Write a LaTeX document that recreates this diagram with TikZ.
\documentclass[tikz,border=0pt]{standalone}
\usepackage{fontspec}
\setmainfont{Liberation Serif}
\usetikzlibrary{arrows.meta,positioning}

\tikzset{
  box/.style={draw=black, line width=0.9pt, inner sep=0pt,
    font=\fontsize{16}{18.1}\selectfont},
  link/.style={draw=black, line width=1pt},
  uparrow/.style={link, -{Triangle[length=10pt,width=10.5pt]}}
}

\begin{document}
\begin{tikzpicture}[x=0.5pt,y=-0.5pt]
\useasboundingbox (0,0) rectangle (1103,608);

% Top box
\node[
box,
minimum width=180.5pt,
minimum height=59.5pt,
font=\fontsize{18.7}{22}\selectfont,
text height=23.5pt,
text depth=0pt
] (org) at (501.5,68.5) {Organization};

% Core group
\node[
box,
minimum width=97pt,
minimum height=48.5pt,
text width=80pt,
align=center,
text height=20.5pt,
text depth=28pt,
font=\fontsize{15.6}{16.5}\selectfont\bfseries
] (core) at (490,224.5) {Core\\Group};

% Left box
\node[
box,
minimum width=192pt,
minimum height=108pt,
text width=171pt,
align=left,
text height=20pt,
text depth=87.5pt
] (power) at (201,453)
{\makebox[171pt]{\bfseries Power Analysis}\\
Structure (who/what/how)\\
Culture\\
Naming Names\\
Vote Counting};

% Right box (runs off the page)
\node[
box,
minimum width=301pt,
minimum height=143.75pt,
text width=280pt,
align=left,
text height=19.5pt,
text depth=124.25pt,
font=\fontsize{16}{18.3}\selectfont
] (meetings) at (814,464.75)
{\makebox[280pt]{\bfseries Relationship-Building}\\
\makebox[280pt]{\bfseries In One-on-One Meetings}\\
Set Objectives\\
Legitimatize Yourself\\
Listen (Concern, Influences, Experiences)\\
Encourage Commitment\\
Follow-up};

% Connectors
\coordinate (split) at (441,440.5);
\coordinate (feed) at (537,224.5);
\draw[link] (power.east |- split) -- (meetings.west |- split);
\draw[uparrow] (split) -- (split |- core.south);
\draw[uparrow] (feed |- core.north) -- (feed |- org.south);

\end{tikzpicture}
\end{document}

::::::::::

**Problem to solve**
Go through the listing above and restate it word for word.

**Answer to this problem**
Write a LaTeX document that recreates this diagram with TikZ.
\documentclass[tikz,border=0pt]{standalone}
\usepackage{fontspec}
\setmainfont{Liberation Serif}
\usetikzlibrary{arrows.meta,positioning}

\tikzset{
  box/.style={draw=black, line width=0.9pt, inner sep=0pt,
    font=\fontsize{16}{18.1}\selectfont},
  link/.style={draw=black, line width=1pt},
  uparrow/.style={link, -{Triangle[length=10pt,width=10.5pt]}}
}

\begin{document}
\begin{tikzpicture}[x=0.5pt,y=-0.5pt]
\useasboundingbox (0,0) rectangle (1103,608);

% Top box
\node[
box,
minimum width=180.5pt,
minimum height=59.5pt,
font=\fontsize{18.7}{22}\selectfont,
text height=23.5pt,
text depth=0pt
] (org) at (501.5,68.5) {Organization};

% Core group
\node[
box,
minimum width=97pt,
minimum height=48.5pt,
text width=80pt,
align=center,
text height=20.5pt,
text depth=28pt,
font=\fontsize{15.6}{16.5}\selectfont\bfseries
] (core) at (490,224.5) {Core\\Group};

% Left box
\node[
box,
minimum width=192pt,
minimum height=108pt,
text width=171pt,
align=left,
text height=20pt,
text depth=87.5pt
] (power) at (201,453)
{\makebox[171pt]{\bfseries Power Analysis}\\
Structure (who/what/how)\\
Culture\\
Naming Names\\
Vote Counting};

% Right box (runs off the page)
\node[
box,
minimum width=301pt,
minimum height=143.75pt,
text width=280pt,
align=left,
text height=19.5pt,
text depth=124.25pt,
font=\fontsize{16}{18.3}\selectfont
] (meetings) at (814,464.75)
{\makebox[280pt]{\bfseries Relationship-Building}\\
\makebox[280pt]{\bfseries In One-on-One Meetings}\\
Set Objectives\\
Legitimatize Yourself\\
Listen (Concern, Influences, Experiences)\\
Encourage Commitment\\
Follow-up};

% Connectors
\coordinate (split) at (441,440.5);
\coordinate (feed) at (537,224.5);
\draw[link] (power.east |- split) -- (meetings.west |- split);
\draw[uparrow] (split) -- (split |- core.south);
\draw[uparrow] (feed |- core.north) -- (feed |- org.south);

\end{tikzpicture}
\end{document}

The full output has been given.